松下誠子展を見た。

 今日Gallery and cafe Hasu no hanaで松下誠子展を見た。パラフィン紙を使ったドレスのインスタレーションだった。身体性の強い作品を感じる。彼女の言葉に、人間の肉体が第一の皮膚であるなら、パラフィンドレスは第二の皮膚だとあった。この皮膚をモチーフとした発言の下には実存的なテーマが隠れていることは想像できる。独特の物語性があるが実存をテーマにしながら即物的にならない表現の世界観が良いと思った。彼女は表現ジャンルが多岐に渡るが、それも簡単には捉えにくい実存的なテーマが彼女の周りをグルグル回っているように思えた。

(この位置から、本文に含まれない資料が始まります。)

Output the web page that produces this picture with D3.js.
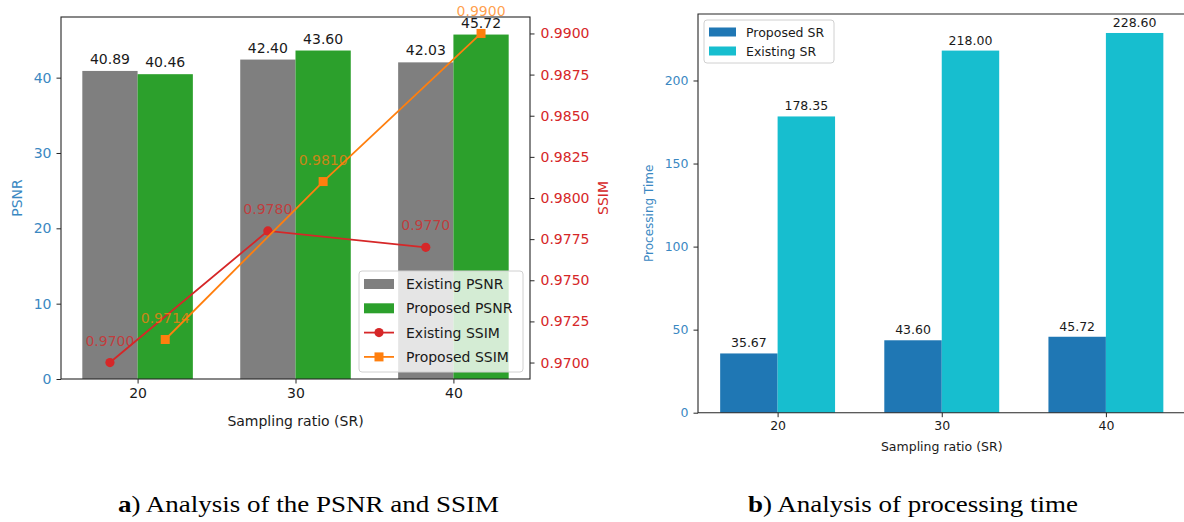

 最近というかずっとというか日本の美術家に実存をテーマにしている作家がある程度いることが気になっていた。それは西洋から入ってきた美術に対して、美術概念は輸入せずに形式だけを取り入れたことからくる歪さに何か関係しているのではないかという気がしてならない。ある種の美術家はそれを無意識に感じて自らの位置を表現で確認し続けているのではないだろうか。目の前に「絵画」や「彫刻」や「インスタレーション」などそれぞれの形式概念を共有していれば、美術家は自分に還元することなく、形式を媒介にして社会にアプローチ出来るだろう。
 見方を変えれば日本の美術に、ある純粋性が担保されているのだが、人間はそんなに強くはないだろう。